Pousam para fotos, discursam, sorriem e faturam benefícios pessoais ou
partidários. Pior: enaltecem no guerreiro ou guerreira o fato de superarem as
dificuldades cuja responsabilidade recai sobre seus ombros, sem confessar ou
expiar-se. Esquecem que a glória olímpica é apenas a cereja do bolo cuja massa,
recheio e cobertura se faz com milhares de jovens saudáveis, com boa formação
moral, distantes do crime e da droga. O desporto salva e dignifica vidas desde
a base até a elite.
Quero
um dia unificar meus corações. Quero chorar abraçado na bandeira verde e
amarela. Quero, acima de tudo, abandonar o destaque em outros rankings vergonhosos,
tais como o da desigualdade social, das agruras na saúde pública e dos fiascos
na educação. Chega de ver meu país no pódio da corrupção, da violência e da
malandragem. É: quero só torcer, sem secar. Parece querer demais?
6 comentários:
BAITA crônica. Verbalizou o que muitos de nós também sentem. Não dá só pra torcer, o espírito crítico tá sempre presente... Valeu Rubem!
Tiago Sozo Marcon
Bem colocado o tema, Rubem. Não dá pra ser "primeiro" (mesmo no esporte) sem resolver os problemas de base. Há projetos de inclusão via esporte admiráveis - mas ainda insuficientes para o tamanho da necessidade. Por outro lado, hoje o COB tem um superintendente que está atuando com muita competência e profissionalismo: Marcus Vinicius Freire estruturou definitivamente o esporte de alto desempenho e o pôs como prioridade na agenda política, com verba da loteria e tudo. E não é pra 2016. É pra mais e pra sempre. Confio que em 3 ou 4 Olimpíadas o Brasil será um país olimpicamente competitivo. Aí sim poderemos gritar e comemorar os resultados sem tossir com a poeria que fica sob o tapete. Abraço!

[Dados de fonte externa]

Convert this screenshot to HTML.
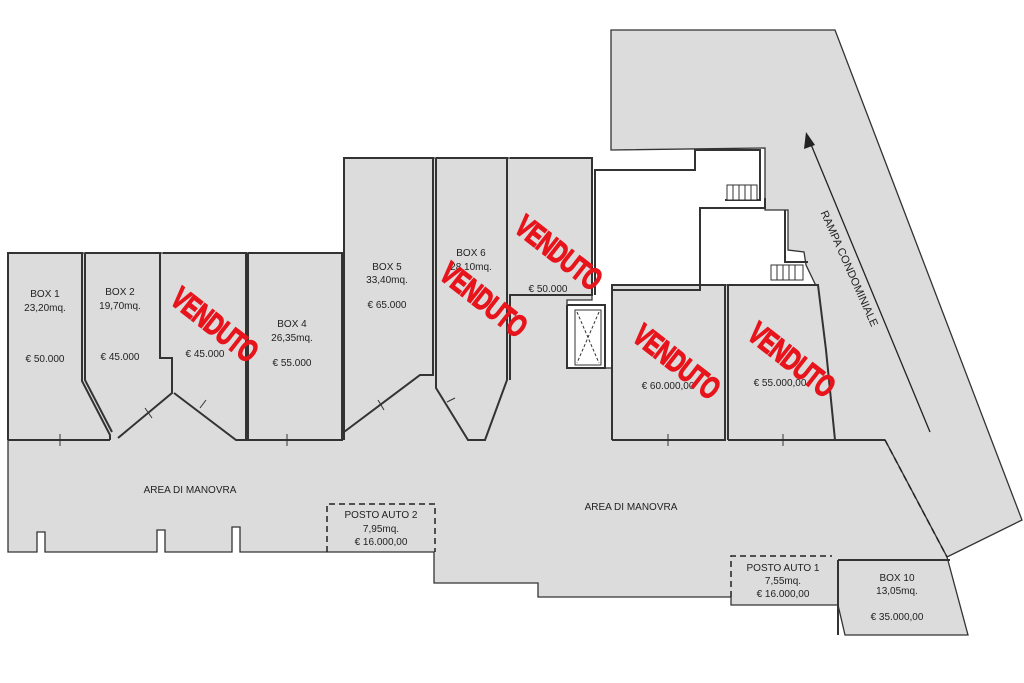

Ao dizer que os políticos "enaltecem no guerreiro ou guerreira o fato de superarem as dificuldades cuja responsabilidade recai sobre seus ombros", esta crônica aborda um tema que vai muito além do esporte. Sempre existirão pessoas que dão absolutamente tudo de si para alcançar seu objetivo de vida em qualquer profissão. Quanto maior a adversidade social, maior o esforço. Independente do ramo de trabalho, as pessoas que têm como profissão repartir os louros com os outros também existirão perpetuamente. Pessimismo da minha parte?
Maravilhosos os comentários até agora, e sou muito grato! Como deve ser, a crônica (toda crônica) existe para abrir a discussão, jamais fechar questões. O debate é o que interessa.
Abraços, Rubem
Abaixo, o comentário de Corina Breton, que me pediu ajuda para vê-lo constar:
Rubem, mil vezes obrigada, pois conseguiste expressar, numa crônica instigante, o sentimento dos que têm a capacidade de análise e crítica. Precisas ser lido por muitos e, quem sabe, despertas o cidadão do marasmo e da passividade com que olha o "país no pódio da corrupção, da violência e da malandragem." Outra vez, obrigada. Corina Breton
Rubem,
Conseguiste expressar o que a gente sente e não traduz em palavras.